Throughout the book of Deuteronomy - the biblical book in which we are currently immersed - we find mitzvot framed as ways to lengthen our lives or the quality of our lives. It reminds me of an old TV ad for yogurt featuring seniors with the wrinkled face of walnuts all eating yogurt as the secret to longevity. Health scams often attract people with the promises of youthful aging or stopping the clock - a skin cream that is the elixir of life, a vitamin or an exercise that is the key to getting older and getting better.
The Talmud sage Rabbi Nehunya ben HaKana [not to be confused with Hakuna Matata] was once asked the question above by his disciples. They rightfully wanted to know from their master teacher what he did to live to such a ripe old age. This begins a larger Talmudic discussion where the sages spill their longevity secrets. Free of cost, I will be sharing many of them with you. Combine them with yogurt eating and you just may live forever!
Rabbi Nehunya: "In all my days, I never attained veneration at the expense of someone's degradation. Nor did my fellow's curse go up with me upon my bed. And I was always openhanded with money." When asked later, by others, he added: "In all my days I never accepted gifts. Nor was I ever inflexible by exacting a measure of retribution against those who wronged me. And I was always openhanded with my money." This rabbi was able to live with an inner security that came from giving: giving people goodwill, granting them forgiveness, and sharing his material wealth (a fact he stresses twice when asked).
Rabbi Yehoshua ben Korha: "In all my days I never gazed at the likeness of a wicked man." This rabbi achieved old age by surrounding himself with good people who generated positive influences that kept him young at heart and in mind.
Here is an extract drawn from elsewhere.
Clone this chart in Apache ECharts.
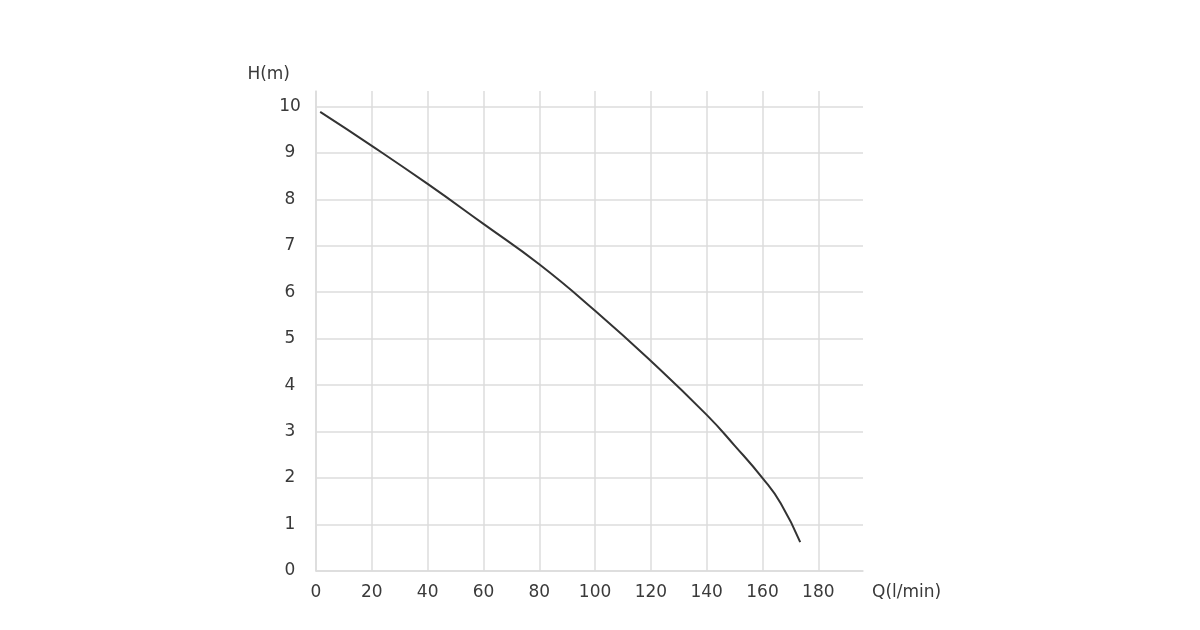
<!DOCTYPE html>
<html>
<head>
<meta charset="utf-8">
<script src="https://cdn.jsdelivr.net/npm/echarts@6/dist/echarts.min.js"></script>
<style>html,body{margin:0;padding:0;background:#fff}#c{width:1200px;height:630px}</style>
</head>
<body>
<div id="c"></div>
<script>
var flowQ = [1.5, 20, 40, 60, 80, 100, 120, 140, 150, 160, 166.5, 173.5];
var headH = [9.88, 9.15, 8.33, 7.47, 6.6, 5.6, 4.52, 3.36, 2.7, 2.0, 1.46, 0.62];
var xName = 'Q(l/min)';
var yName = 'H(m)';

var points = flowQ.map(function (q, i) { return [q, headH[i]]; });
var gridColor = '#dcdcdc';
var textColor = '#3a3a3a';
var fontFam = '"DejaVu Sans", sans-serif';

var chart = echarts.init(document.getElementById('c'));
chart.setOption({
  animation: false,
  grid: { left: 316, right: 337, top: 91, bottom: 59, containLabel: false },
  xAxis: {
    type: 'value', min: 0, max: 196, interval: 20,
    name: xName, nameLocation: 'end', nameGap: 9,
    nameTextStyle: { color: textColor, fontSize: 17, fontFamily: fontFam, align: 'left', verticalAlign: 'top', padding: [13, 0, 0, 0] },
    axisLine: { show: true, lineStyle: { color: gridColor, width: 1.5 } },
    axisTick: { show: false },
    axisLabel: { color: textColor, fontSize: 17, fontFamily: fontFam, margin: 13, showMaxLabel: false },
    splitLine: { show: true, showMaxLine: false, lineStyle: { color: gridColor, width: 1.5 } }
  },
  yAxis: {
    type: 'value', min: 0, max: 10.33, interval: 1,
    name: yName, nameLocation: 'end', nameGap: 8,
    nameTextStyle: { color: textColor, fontSize: 17, fontFamily: fontFam, align: 'right', padding: [0, 26, 0, 0] },
    axisLine: { show: true, lineStyle: { color: gridColor, width: 1.5 } },
    axisTick: { show: false },
    axisLabel: { color: textColor, fontSize: 17, fontFamily: fontFam, margin: 26, align: 'center', showMaxLabel: false },
    splitLine: { show: true, showMaxLine: false, lineStyle: { color: gridColor, width: 1.5 } }
  },
  series: [{
    type: 'line', data: points, smooth: 0.5, showSymbol: false,
    lineStyle: { color: '#333333', width: 2 }
  }]
});
</script>
</body>
</html>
Rabbi Zeira: "In all my days I was never angry inside my house. Nor did I ever walk ahead of someone who was a greater Torah scholar than me. Nor did I ever walk four cubits without words of Torah nor without wearing tefillin. Nor did I ever sleep in a study hall, neither a deep sleep nor a brief nap. Nor did I ever rejoice when my fellow stumbled. Nor did I ever call my fellow by a derogatory nickname." This rabbi lived a long time because he abided in humility and sensitivity to others. He was also able to make the most of a meaningful moment by staying fully awake in his own life.
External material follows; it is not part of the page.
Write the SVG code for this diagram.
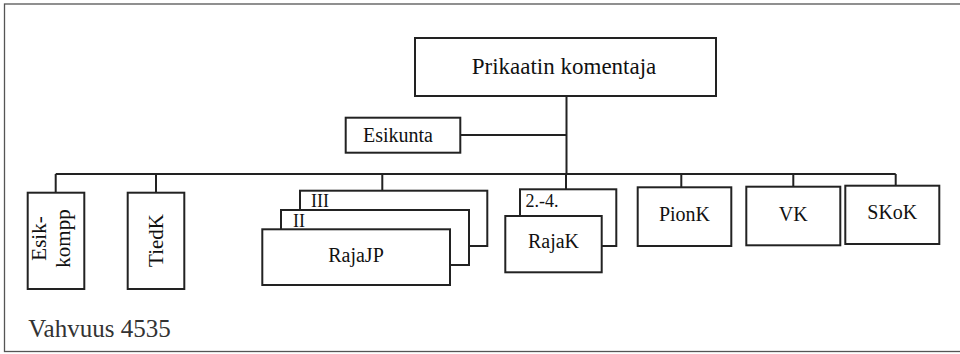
<svg xmlns="http://www.w3.org/2000/svg" width="960" height="354" viewBox="0 0 960 354">
<style>
.box{fill:#fff;stroke:#222;stroke-width:2}
.ln{fill:none;stroke:#222;stroke-width:2}
.t{font-family:'Liberation Serif','Times New Roman','DejaVu Serif',serif;fill:#111}
.c{text-anchor:middle}
</style>
<rect x="0" y="0" width="960" height="354" fill="#fff"/>
<rect x="4.5" y="4" width="980" height="347.5" fill="none" stroke="#555" stroke-width="1.3"/>
<g id="connectors">
<path class="ln" d="M566.5 96V174M460 135H566.5M55.7 174H895.7M55.7 174V193M156 174V193M382.3 174V191M566 174V189.5M681.3 174V187.5M793.3 174V187M895.7 174V186"/>
</g>
<g id="n-komentaja">
<rect class="box" x="415" y="38" width="301" height="58"/>
<text class="t c" x="564" y="74" font-size="23">Prikaatin komentaja</text>
</g>
<g id="n-esikunta">
<rect class="box" x="345.7" y="117.7" width="114.6" height="35"/>
<text class="t c" x="398" y="142" font-size="20">Esikunta</text>
</g>
<g id="n-esikkompp">
<rect class="box" x="27.7" y="192.7" width="56.6" height="96.3"/>
<text class="t c" transform="translate(46 238.5) rotate(-90)" font-size="21">Esik-</text>
<text class="t c" transform="translate(70 238.5) rotate(-90)" font-size="21">kompp</text>
</g>
<g id="n-tiedk">
<rect class="box" x="127.7" y="192.7" width="56.6" height="96.3"/>
<text class="t c" transform="translate(163 240.5) rotate(-90)" font-size="21">TiedK</text>
</g>
<g id="n-rajajp">
<rect class="box" x="300" y="190.7" width="187.3" height="55.3"/>
<text class="t" x="311" y="207" font-size="18">III</text>
<rect class="box" x="281" y="210" width="188" height="55"/>
<text class="t" x="293" y="227" font-size="18">II</text>
<rect class="box" x="262.3" y="229.3" width="187.7" height="55.7"/>
<text class="t c" x="356" y="262" font-size="20">RajaJP</text>
</g>
<g id="n-rajak">
<rect class="box" x="520" y="189.3" width="96.3" height="56.7"/>
<text class="t" x="525.5" y="207" font-size="18">2.-4.</text>
<rect class="box" x="505.3" y="216" width="96.4" height="56.3"/>
<text class="t c" x="553.5" y="248" font-size="20">RajaK</text>
</g>
<g id="n-pionk">
<rect class="box" x="637.7" y="187.3" width="93.6" height="58.7"/>
<text class="t c" x="684.5" y="221" font-size="20">PionK</text>
</g>
<g id="n-vk">
<rect class="box" x="746.3" y="186.7" width="94" height="58.6"/>
<text class="t c" x="793.3" y="220.5" font-size="20">VK</text>
</g>
<g id="n-skok">
<rect class="box" x="845.3" y="185.7" width="94" height="58.3"/>
<text class="t c" x="892.3" y="219" font-size="20">SKoK</text>
</g>
<text class="t" x="28.3" y="337" font-size="25" style="fill:#333">Vahvuus 4535</text>
</svg>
What fascinates me, in addition to the answers, is the sheer premise made by these ancient rabbis more than two thousand years ago. They believed that with great reflection and wisdom, they could hazard a guess about their longevity. Instead of berating themselves for all that they did wrong in the past and might repeat in the future, they were able to look back with pride at the lives of virtue that they crafted. They could identify behaviors and tendencies that made the quality of life deep and worthwhile.
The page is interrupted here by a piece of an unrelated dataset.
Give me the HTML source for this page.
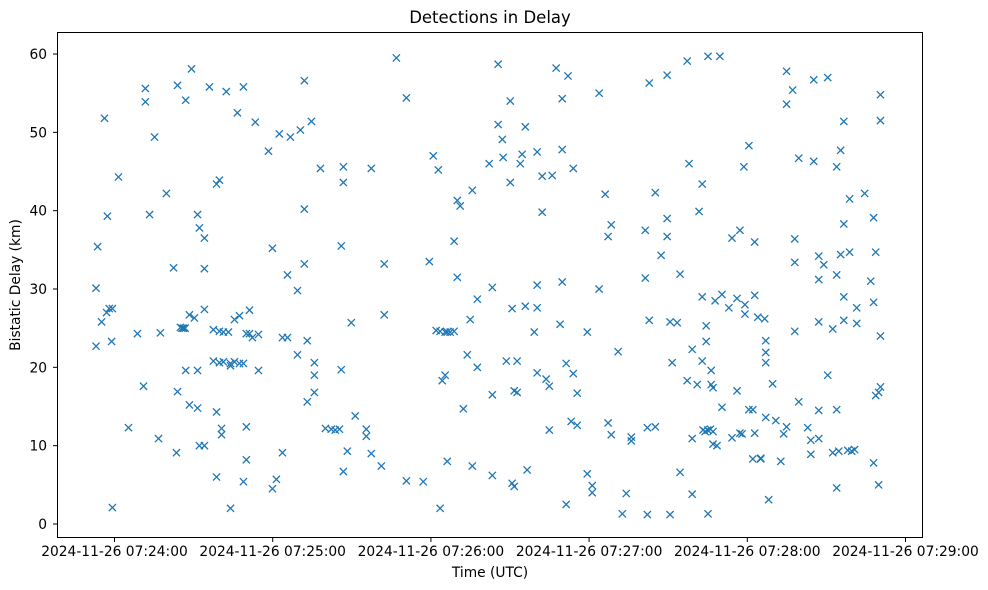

You don't have to be old to do that. You do have to take some time to ask why God blessed you with the very particular life you lead. You do have to believe that you were created in the divine image at this specific point in time and history to make certain contributions. In what merit are you here right now? What have you done to deserve this life, in the most positive sense?
This Shabbat - as we begin to cap the summer and welcome the High Holidays - perhaps we can each take some time to reflect as individuals and as families about our larger question of purpose the way that the sages did and to pat ourselves on the back for the good that we do.
What acts of virtue or acts of restraint have you done to receive the gift of life today?